### Prompt
Write every line out verbatim and omit the pictures.
***** Supplied data
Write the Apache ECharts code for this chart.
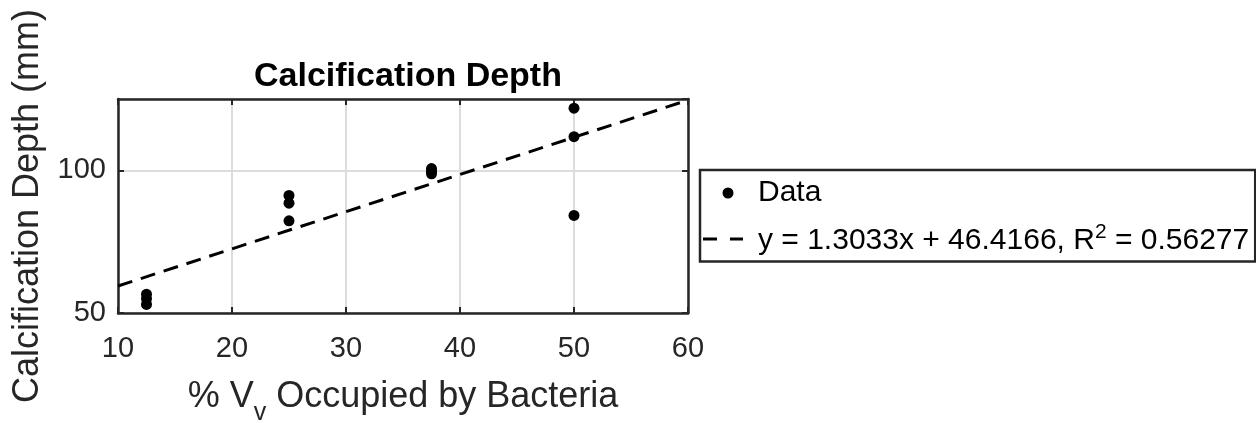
<!DOCTYPE html>
<html>
<head>
<meta charset="utf-8">
<script src="https://cdn.jsdelivr.net/npm/echarts@6/dist/echarts.min.js"></script>
<style>html,body{margin:0;padding:0;background:#fff;}#c{width:1256px;height:423px;}</style>
</head>
<body>
<div id="c"></div>
<script>
// Data
const dataX = [12.5, 12.5, 12.5, 25, 25, 25, 37.5, 37.5, 37.5, 50, 50, 50];
const dataY = [56.6, 55.0, 53.0, 91.2, 88.5, 82.3, 100.6, 99.6, 98.8, 121.8, 111.8, 84.2];
const fitX = [10, 60];
const fitY = [59.45, 124.61];
const xTicks = [10, 20, 30, 40, 50, 60];
const yTicks = [50, 100];
const seriesNames = ['Data', 'y = 1.3033x + 46.4166, R^2 = 0.56277'];

const FONT = 'Liberation Sans, Arial, sans-serif';
const AX = '#262626';
const chart = echarts.init(document.getElementById('c'), null, {renderer: 'canvas'});
const tick = {show: true, inside: true, length: 6, lineStyle: {color: AX, width: 2}};
const line = {show: true, onZero: false, lineStyle: {color: AX, width: 2.5}};
chart.setOption({
  animation: false,
  backgroundColor: '#fff',
  title: {
    text: 'Calcification Depth', left: 403, top: 55, textAlign: 'center',
    textStyle: {fontFamily: FONT, fontSize: 34, fontWeight: 'bold', color: '#000'}
  },
  grid: {left: 118, right: 568, top: 99, bottom: 110, containLabel: false, outerBoundsMode: 'none'},
  xAxis: [{
    type: 'value', min: xTicks[0], max: xTicks[xTicks.length - 1], interval: 10,
    position: 'bottom', axisLine: line, axisTick: tick,
    axisLabel: {fontFamily: FONT, fontSize: 29, color: AX, margin: 21},
    splitLine: {show: true, lineStyle: {color: '#dcdcdc', width: 2}},
    name: '% V{sub|v} Occupied by Bacteria', nameLocation: 'middle', nameGap: 56,
    nameTextStyle: {fontFamily: FONT, fontSize: 36, color: AX,
      rich: {sub: {fontFamily: FONT, fontSize: 25, color: AX, verticalAlign: 'bottom', padding: [32, 0, 0, 0]}}}
  }, {
    type: 'value', min: 10, max: 60, interval: 10, position: 'top',
    axisLine: line, axisLabel: {show: false}, axisTick: tick, splitLine: {show: false}
  }],
  yAxis: [{
    type: 'value', min: yTicks[0], max: 125, interval: 50,
    position: 'left', axisLine: line, axisTick: tick,
    axisLabel: {fontFamily: FONT, fontSize: 29, color: AX, margin: 12, showMaxLabel: false},
    splitLine: {show: true, lineStyle: {color: '#dcdcdc', width: 2}},
    name: 'Calcification Depth (mm)', nameLocation: 'middle', nameGap: 72,
    nameTextStyle: {fontFamily: FONT, fontSize: 36, color: AX}
  }, {
    type: 'value', min: 50, max: 125, interval: 50, position: 'right',
    axisLine: line, axisLabel: {show: false}, axisTick: tick, splitLine: {show: false}
  }],
  legend: {
    orient: 'vertical', left: 700, top: 170, width: 552,
    padding: [8, 6, 6, 3], itemGap: 14, itemWidth: 50, itemHeight: 11,
    backgroundColor: '#fff', borderColor: AX, borderWidth: 2.5,
    data: [{name: seriesNames[0], icon: 'circle', itemStyle: {color: '#000'}},
           {name: seriesNames[1], itemStyle: {color: '#000'},
            icon: 'path://M0,0h0.01v0.01h-0.01z M50,11h0.01v0.01h-0.01z M0,2.5h14v3h-14z M27,2.5h13v3h-13z'}],
    formatter: function (n) { return n === seriesNames[1] ? 'y = 1.3033x + 46.4166, R{sup|2} = 0.56277' : n; },
    textStyle: {fontFamily: FONT, fontSize: 30, color: '#000',
      rich: {sup: {fontFamily: FONT, fontSize: 21, color: '#000', verticalAlign: 'top', padding: [0, 0, 16, 0]}}}
  },
  series: [{
    name: seriesNames[0], type: 'scatter', symbol: 'circle', symbolSize: 11,
    itemStyle: {color: '#000', opacity: 1},
    data: dataX.map((x, i) => [x, dataY[i]]), z: 5
  }, {
    name: seriesNames[1], type: 'line', showSymbol: false, symbol: 'none',
    lineStyle: {color: '#000', width: 3, type: [15, 9]},
    itemStyle: {color: '#000'},
    data: fitX.map((x, i) => [x, fitY[i]]), z: 4
  }]
});
</script>
</body>
</html>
**********
### Problem solution
Write the Apache ECharts code for this chart.
<!DOCTYPE html>
<html>
<head>
<meta charset="utf-8">
<script src="https://cdn.jsdelivr.net/npm/echarts@6/dist/echarts.min.js"></script>
<style>html,body{margin:0;padding:0;background:#fff;}#c{width:1256px;height:423px;}</style>
</head>
<body>
<div id="c"></div>
<script>
// Data
const dataX = [12.5, 12.5, 12.5, 25, 25, 25, 37.5, 37.5, 37.5, 50, 50, 50];
const dataY = [56.6, 55.0, 53.0, 91.2, 88.5, 82.3, 100.6, 99.6, 98.8, 121.8, 111.8, 84.2];
const fitX = [10, 60];
const fitY = [59.45, 124.61];
const xTicks = [10, 20, 30, 40, 50, 60];
const yTicks = [50, 100];
const seriesNames = ['Data', 'y = 1.3033x + 46.4166, R^2 = 0.56277'];

const FONT = 'Liberation Sans, Arial, sans-serif';
const AX = '#262626';
const chart = echarts.init(document.getElementById('c'), null, {renderer: 'canvas'});
const tick = {show: true, inside: true, length: 6, lineStyle: {color: AX, width: 2}};
const line = {show: true, onZero: false, lineStyle: {color: AX, width: 2.5}};
chart.setOption({
  animation: false,
  backgroundColor: '#fff',
  title: {
    text: 'Calcification Depth', left: 403, top: 55, textAlign: 'center',
    textStyle: {fontFamily: FONT, fontSize: 34, fontWeight: 'bold', color: '#000'}
  },
  grid: {left: 118, right: 568, top: 99, bottom: 110, containLabel: false, outerBoundsMode: 'none'},
  xAxis: [{
    type: 'value', min: xTicks[0], max: xTicks[xTicks.length - 1], interval: 10,
    position: 'bottom', axisLine: line, axisTick: tick,
    axisLabel: {fontFamily: FONT, fontSize: 29, color: AX, margin: 21},
    splitLine: {show: true, lineStyle: {color: '#dcdcdc', width: 2}},
    name: '% V{sub|v} Occupied by Bacteria', nameLocation: 'middle', nameGap: 56,
    nameTextStyle: {fontFamily: FONT, fontSize: 36, color: AX,
      rich: {sub: {fontFamily: FONT, fontSize: 25, color: AX, verticalAlign: 'bottom', padding: [32, 0, 0, 0]}}}
  }, {
    type: 'value', min: 10, max: 60, interval: 10, position: 'top',
    axisLine: line, axisLabel: {show: false}, axisTick: tick, splitLine: {show: false}
  }],
  yAxis: [{
    type: 'value', min: yTicks[0], max: 125, interval: 50,
    position: 'left', axisLine: line, axisTick: tick,
    axisLabel: {fontFamily: FONT, fontSize: 29, color: AX, margin: 12, showMaxLabel: false},
    splitLine: {show: true, lineStyle: {color: '#dcdcdc', width: 2}},
    name: 'Calcification Depth (mm)', nameLocation: 'middle', nameGap: 72,
    nameTextStyle: {fontFamily: FONT, fontSize: 36, color: AX}
  }, {
    type: 'value', min: 50, max: 125, interval: 50, position: 'right',
    axisLine: line, axisLabel: {show: false}, axisTick: tick, splitLine: {show: false}
  }],
  legend: {
    orient: 'vertical', left: 700, top: 170, width: 552,
    padding: [8, 6, 6, 3], itemGap: 14, itemWidth: 50, itemHeight: 11,
    backgroundColor: '#fff', borderColor: AX, borderWidth: 2.5,
    data: [{name: seriesNames[0], icon: 'circle', itemStyle: {color: '#000'}},
           {name: seriesNames[1], itemStyle: {color: '#000'},
            icon: 'path://M0,0h0.01v0.01h-0.01z M50,11h0.01v0.01h-0.01z M0,2.5h14v3h-14z M27,2.5h13v3h-13z'}],
    formatter: function (n) { return n === seriesNames[1] ? 'y = 1.3033x + 46.4166, R{sup|2} = 0.56277' : n; },
    textStyle: {fontFamily: FONT, fontSize: 30, color: '#000',
      rich: {sup: {fontFamily: FONT, fontSize: 21, color: '#000', verticalAlign: 'top', padding: [0, 0, 16, 0]}}}
  },
  series: [{
    name: seriesNames[0], type: 'scatter', symbol: 'circle', symbolSize: 11,
    itemStyle: {color: '#000', opacity: 1},
    data: dataX.map((x, i) => [x, dataY[i]]), z: 5
  }, {
    name: seriesNames[1], type: 'line', showSymbol: false, symbol: 'none',
    lineStyle: {color: '#000', width: 3, type: [15, 9]},
    itemStyle: {color: '#000'},
    data: fitX.map((x, i) => [x, fitY[i]]), z: 4
  }]
});
</script>
</body>
</html>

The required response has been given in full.